After months of no luck and when the reality finally set in that there were no jobs to get, these go getters went to plan B and went back to school. All these people realized that they had to retrain for a new field and for a new century or global economy. Whether it was green jobs or some other field of work, millions of these people went back to school and tried to retrain for a new world. Some went to trade schools and some went to college.

This group was not the lazy ones like some mistakenly say or the group that just gave up on everything. I’m writing about the group of people who are trying to do the right thing and retrain for this new economy. All of these countless people are at the mercy of unemployment benefits. The absolute “only” way it is possible for these people to go to school and retrain, are these unemployment checks. It is their only way to pay their bills while they go to school fulltime. This group who is not sitting on their hands and are doing the right thing, are living under the biggest blanket of unimaginable stress waiting for their benefits to end before they are done with school.

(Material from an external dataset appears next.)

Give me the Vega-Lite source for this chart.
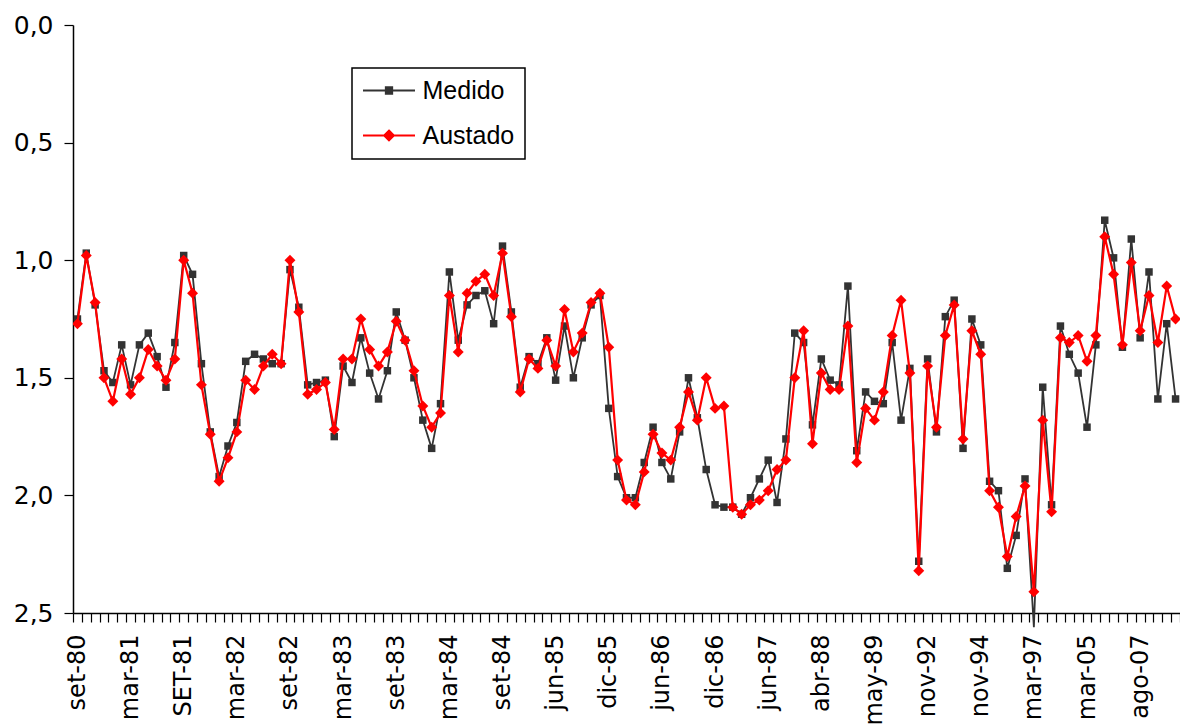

While government can not get their act together and address this as a long term problem, all these people wake up every day wondering whether they will be cut off, before they get their degrees. This would leave them with no job, no way to pay their bills and an unfinished education that will be rendered worthless. How can we have a country not do everything it can to support this group of people?

The employment system was created long ago and is outdated to address the new realities of the 21st century in a jobless recession. This piecemeal way of dealing with unemployment from congress has not only caused stress for these families, but has turned upside down all fifty states’ unemployment offices. They can’t function day to day not knowing what direction congress is headed each morning.

Congress waits until the last minutes to extended benefits and the unemployment offices have already wasted millions of dollars on letters, postage and manpower sending  out notices that are rendered irrelevant by the time it gets to  people’s mailboxes. The whole approach has been an unmitigated disaster. Our government needs to support these people going to school or our place in the world this century will be destroyed in the global market.

Congress must state and make law, that anyone enrolled in school will get their unemployment benefits as long as they are in school and maintaining the proper grades to finish. How can we as a country expect to maintain our workforce, if we can not even support this group of people? This group should never be cut off from unemployment. They need to concentrate on their studies and not the stress of wondering whether their government will abandon them.

These are grown adults, who in most cases haven’t been to school in decades and are trying everything to survive.  This comes down to a moral statement of who we are as a nation. We must protect the people doing the right thing and keep them on unemployment while they retrain. It makes economic sense and it would be national suicide to abandon these Americans.

I want everyone who reads this article to take a few minutes, print this out and get a stamp and mail it. Mail it to every member of congress. Something has to be done here and the health of our union is at stake. Please mail this to congress immediately and help bring about change that lifts us up as a nation. We can not put this group of people on the streets. Congress can no longer treat unemployment as a short term problem.

What will this nation look like if we abandon these people fighting for survival? What kind of country are we? We are at the crossroads and we need to answer that question. Who are we as a nation?